Martin Rabe, Dienststellenleiter der Autobahnmeisterei Rosenheim, ist zufrieden. Tiefe Augenringe – wie man sie angesichts der derzeitigen Wetterlage vermuten würde – sucht man in seinem Gesicht vergeblich. „Bislang läuft alles rund. Keine Schäden, kein Salzengpass – Nachschub ist unterwegs – und genügend Personal. Der Winterdienstplan mit festen Arbeits- und Ruhezeiten sei bereits im Sommer disponiert worden und habe sich bewährt: Seit Freitag sind im Schichtdienst zwölf Räumfahrzeuge im Einsatz, hinzu kommt ein Mitarbeiter in Rufbereitschaft sowie einer im Büro.
Mit Schwierigkeiten, so Rabe, habe man derzeit an den Brennpunkten zu kämpfen. Etwa in Sachrang, wo derzeit rund 1,20 Meter Schnee liegen. „Dort hat sich neben der Fahrbahn ein Wall gebildet. Wir müssen den Schnee mit der Frässchleuder über das Bankett hinauswerfen.“ In Aschau ragt ein solcher Wall immer weiter in die Straße hinein. „Wir können die Fahrbahnbreite nicht mehr herstellen. Dort müssen wir den Schnee ausfahren.“
Gemischte Gefühle bei Skilift-Betreibern
Hannes Rechenauer, Geschäftsführer der Hocheck Bergbahnen in Oberaudorf, kann dem Schnee ausschließlich Positives abgewinnen. Sowohl auf der Piste, als auch auf der Straße. „Wir profitieren, wenn es nicht so leicht ist, nach Tirol oder ans Sudelfeld zu kommen.“ Die Hocheck Bergbahnen sind dagegen problemlos zu erreichen, entsprechend verzeichne man derzeit mehr Besucher. Ein weiterer Pluspunkt: „Wir sind windgeschützt und absolut lawinensicher“, sagt Rechenauer.
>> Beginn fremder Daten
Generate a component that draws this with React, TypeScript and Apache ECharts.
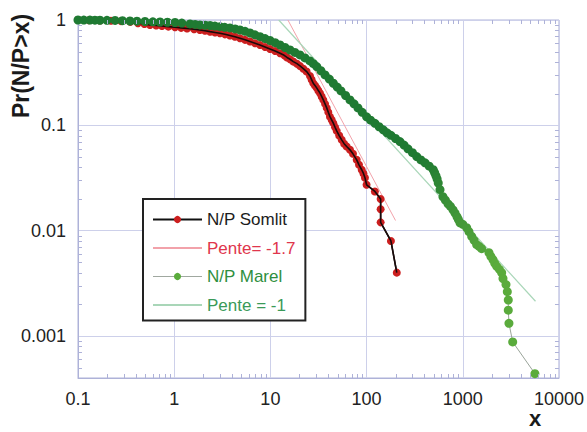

Nicht ganz so leicht hat es dagegen Egid Stadler, Geschäftsführer der Bergbahnen Sudelfeld. Er ist einerseits froh über den Neuschnee – andererseits bringe dieser großen Aufwand mit sich. „Die Pisten sind unser Metier, das kriegen wir hin. Aber die Parkplätze zu räumen, ist viel Arbeit.“
Auch darüber hinaus hat Stadler zu kämpfen. Die Rosengasse ist wegen Lawinengefahr gesperrt, der Einer-Sessellift, der von Bayrischzell aus startet, wegen umgestürzter Bäume. „Das ist zum Glück passiert, als der Lift außer Betrieb war“, sagt Stadler. Nicht befahrbar – ebenfalls wegen umgestürzter Bäume ist die Zufahrtsstraße von Oberaudorf.